Si le Kremlin va dans cette direction, c'est que les conditions sont désormais réunies. Elles découlent d'une crise politique évidente en cours à Washington, où la récente incursion de Benjamin Netanyahou a fini par provoquer un véritable tremblement de terre...

Barack Obama, attaqué et provoqué sur son propre terrain, était obligé de réagir. S'il ne parvient pas à arrêter la ligne de conduite du futur premier ministre israélien reconfirmé dans ses fonctions, les États-Unis risquent de se retrouver dans une situation qu'Obama considère comme absolument non acceptable. Pire, cette situation pourrait devenir périlleuse pour les intérêts américains eux-mêmes.

Netanyahou a été clair : l'objectif doit être d' « arrêter Téhéran » à tout prix ; d'interdire tout État palestinien, aujourd'hui comme demain ; et de se débarrasser définitivement de Bashar al-Assad.

Trois coups de canon, tous les trois visant l'Iran.

Et sur ces points, Netanyahou a obtenu l'ovation du Sénat américain, dominé aujourd'hui par les néocons, qui ont convaincu aussi une bonne fraction du Parti démocrate. John Kerry a ainsi été contraint de reprendre les rênes et de changer de direction : maintenant on dialogue vraiment avec Bashar al-Assad (puisqu'on ne peut pas parler directement avec Téhéran tout en continuant à bombarder Damas, une évidence que Barack Obama a perçu seulement lorsqu'il a mesuré la dimension de la menace interne).

Même chose sur la question de l'État palestinien. Et sur la question du nucléaire [iranien]. La Maison Blanche a clairement indiqué que les installations de colonies en Cisjordanie étaient inadmissibles et, encore plus significatif, que les négociations sur le nucléaire iranien iraient de l'avant quoiqu'il arrive.

Ces déclarations ont une signification bien précise : sur ces points-là, le président américain veut renouer les liens avec l'Europe, c'est-à-dire avec l'Allemagne et la France. Car Merkel et Hollande affichent désormais une ligne clairement hostile à la fourniture d'armes à Kiev. C'est exactement l'inverse de ce que voudraient les néocons, mais aussi la Pologne, les républiques baltes et la Grande-Bretagne.
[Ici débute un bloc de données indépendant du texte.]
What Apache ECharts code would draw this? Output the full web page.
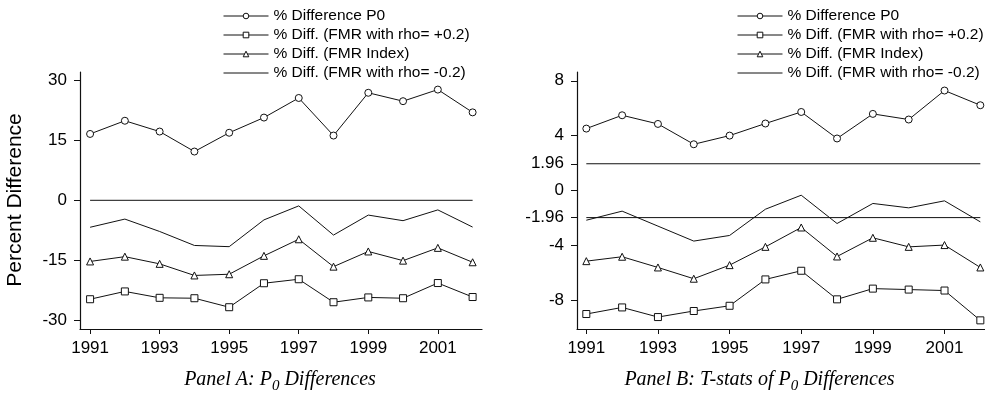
<!DOCTYPE html>
<html>
<head>
<meta charset="utf-8">
<script src="https://cdn.jsdelivr.net/npm/echarts@6/dist/echarts.min.js"></script>
<style>
  html, body { margin: 0; padding: 0; background: #fff; }
  #chart { width: 985px; height: 394px; }
</style>
</head>
<body>
<div id="chart"></div>
<script>
// values
const years = [1991, 1992, 1993, 1994, 1995, 1996, 1997, 1998, 1999, 2000, 2001, 2002];
const xTicks = [1991, 1993, 1995, 1997, 1999, 2001];

const seriesNames = [
  '% Difference P0',
  '% Diff. (FMR with rho= +0.2)',
  '% Diff. (FMR Index)',
  '% Diff. (FMR with rho= -0.2)'
];

// Panel A: percent differences
const p0A = [16.6, 19.9, 17.2, 12.2, 16.9, 20.7, 25.6, 16.2, 26.9, 24.8, 27.7, 22.0];
const rhoPlusA = [-24.75, -22.8, -24.4, -24.5, -26.75, -20.75, -19.75, -25.5, -24.3, -24.5, -20.7, -24.2];
const fmrIndexA = [-15.3, -14.1, -15.9, -18.8, -18.5, -13.9, -9.75, -16.6, -12.8, -15.1, -11.9, -15.5];
const rhoMinusA = [-6.75, -4.7, -7.8, -11.3, -11.6, -4.9, -1.4, -8.7, -3.7, -5.1, -2.4, -6.7];
const refA = [0];
const yTicksA = [-30, -15, 0, 15, 30];

// Panel B: t-stats
const p0B = [4.52, 5.49, 4.86, 3.38, 4.01, 4.89, 5.73, 3.80, 5.59, 5.18, 7.29, 6.22];
const rhoPlusB = [-8.98, -8.50, -9.20, -8.76, -8.38, -6.46, -5.83, -7.91, -7.13, -7.20, -7.27, -9.44];
const fmrIndexB = [-5.13, -4.81, -5.59, -6.41, -5.42, -4.09, -2.68, -4.79, -3.43, -4.09, -3.96, -5.59];
const rhoMinusB = [-2.15, -1.49, -2.58, -3.67, -3.26, -1.35, -0.33, -2.39, -0.93, -1.25, -0.74, -2.27];
const refB = [1.96, -1.96];
const yTicksB = [-8, -4, -1.96, 0, 1.96, 4, 8];

const INK = '#111';
const SANS = '"Liberation Sans", Arial, sans-serif';
const SERIF = '"Liberation Serif", "Times New Roman", serif';

function pairs(vals) {
  return years.map((y, i) => [y, vals[i]]);
}

function lineSeries(name, vals, symbol, idx) {
  return {
    name: name,
    type: 'line',
    xAxisIndex: idx,
    yAxisIndex: idx,
    data: pairs(vals),
    symbol: symbol,
    symbolSize: 7,
    showSymbol: symbol !== 'none',
    lineStyle: { color: INK, width: 1 },
    itemStyle: { color: '#fff', borderColor: INK, borderWidth: 1 },
    emphasis: { disabled: true },
    z: 3
  };
}

function refSeries(v, idx) {
  return {
    type: 'line',
    xAxisIndex: idx,
    yAxisIndex: idx,
    data: [[years[0], v], [years[years.length - 1], v]],
    symbol: 'none',
    lineStyle: { color: INK, width: 1 },
    silent: true,
    z: 2
  };
}

function xAxis(idx, min, max) {
  return {
    type: 'value',
    gridIndex: idx,
    min: min,
    max: max,
    axisLine: { show: true, onZero: false, lineStyle: { color: INK, width: 1.2 } },
    axisTick: { show: true, length: 5, customValues: xTicks, lineStyle: { color: INK } },
    axisLabel: {
      customValues: xTicks,
      margin: 11,
      color: '#000',
      fontFamily: SANS,
      fontSize: 17,
      formatter: v => String(v)
    },
    splitLine: { show: false }
  };
}

function yAxis(idx, min, max, ticks) {
  return {
    type: 'value',
    gridIndex: idx,
    min: min,
    max: max,
    axisLine: { show: true, onZero: false, lineStyle: { color: INK, width: 1.2 } },
    axisTick: { show: true, length: 6, customValues: ticks, lineStyle: { color: INK } },
    axisLabel: {
      customValues: ticks,
      margin: 13,
      color: '#000',
      fontFamily: SANS,
      fontSize: 17,
      formatter: v => String(v)
    },
    splitLine: { show: false }
  };
}

function legend(left) {
  return {
    data: seriesNames.map((n, i) => i === 3
      ? { name: n, itemStyle: { color: 'transparent', borderColor: 'transparent', borderWidth: 0 } }
      : { name: n }),
    orient: 'vertical',
    left: left,
    top: 3,
    itemWidth: 45,
    itemHeight: 7,
    itemGap: 3,
    selectedMode: false,
    itemStyle: { borderWidth: 1 },
    lineStyle: { width: 1 },
    textStyle: { color: '#000', fontFamily: SANS, fontSize: 15.5, lineHeight: 16 }
  };
}

function panelTitle(label, x) {
  return {
    type: 'text',
    x: x,
    y: 380,
    silent: true,
    style: {
      text: '{t|' + label + ' P}{s|0}{t| Differences}',
      align: 'center',
      verticalAlign: 'middle',
      fill: '#000',
      rich: {
        t: { fontFamily: SERIF, fontStyle: 'italic', fontSize: 20, fill: '#000' },
        s: { fontFamily: SERIF, fontStyle: 'italic', fontSize: 15, fill: '#000', padding: [13, 0, 0, 0] }
      }
    }
  };
}

const chart = echarts.init(document.getElementById('chart'), null, { renderer: 'canvas' });

chart.setOption({
  backgroundColor: '#fff',
  animation: false,
  legend: [legend(218), legend(732)],
  grid: [
    { left: 80, top: 72, width: 402, height: 257, outerBoundsMode: 'none', containLabel: false },
    { left: 577, top: 72, width: 413, height: 257, outerBoundsMode: 'none', containLabel: false }
  ],
  xAxis: [xAxis(0, 1990.71, 2002.27), xAxis(1, 1990.74, 2002.27)],
  yAxis: [yAxis(0, -32.2, 32.1, yTicksA), yAxis(1, -10.07, 8.64, yTicksB)],
  series: [
    lineSeries(seriesNames[0], p0A, 'circle', 0),
    lineSeries(seriesNames[1], rhoPlusA, 'rect', 0),
    lineSeries(seriesNames[2], fmrIndexA, 'triangle', 0),
    lineSeries(seriesNames[3], rhoMinusA, 'none', 0),
    ...refA.map(v => refSeries(v, 0)),
    lineSeries(seriesNames[0], p0B, 'circle', 1),
    lineSeries(seriesNames[1], rhoPlusB, 'rect', 1),
    lineSeries(seriesNames[2], fmrIndexB, 'triangle', 1),
    lineSeries(seriesNames[3], rhoMinusB, 'none', 1),
    ...refB.map(v => refSeries(v, 1))
  ],
  graphic: [
    {
      type: 'text',
      x: 15,
      y: 200,
      rotation: Math.PI / 2,
      silent: true,
      style: {
        text: 'Percent Difference',
        align: 'center',
        verticalAlign: 'middle',
        fill: '#000',
        font: '21px ' + SANS
      }
    },
    panelTitle('Panel A:', 280),
    panelTitle('Panel B: T-stats of', 759.5)
  ]
});
</script>
</body>
</html>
Si la ligne dure contre la Russie se poursuit, les États-Unis risquent bien de perdre le contact avec leurs plus importants partenaires européens.

La nervosité à Berlin et Paris, surtout depuis l'étrange crash de l'avion de Germanwings, a augmenté l'atmosphère de suspicion. Et il est maintenant clair pour tous que le président ukrainien Petro Poroshenko - qui s'en remet, même de façon précaire, aux conseils de Berlin - a mis au placard l'homme de Washington, Ihor Kolomoyskyi. Autant de signaux qui montrent que les partisans de la guerre en Ukraine sont en train de perdre leur popularité dans les pays les plus importants en Europe, lesquels se préoccupent de moins en moins des futures frontières étatiques de l'Ukraine.

Et donc, non seulement l'Europe est divisée, mais l'Amérique l'est aussi. Au sujet du Moyen-Orient, et aussi sur l'Ukraine.

Bashar al-Assad a donc raison quand il fait le lien entre la crise syrienne et celle en Ukraine : dans les deux cas, l'objectif de la « coalition va-t-en-guerre » est bien d'affaiblir la Russie.

Moscou tend évidemment la main à ceux qui, en Europe comme aux USA, veulent un dialogue. Nous verrons bien ce qui se passera à Moscou, sur ce processus de Paix, qui intéresse au plus haut point Bashar al-Assad.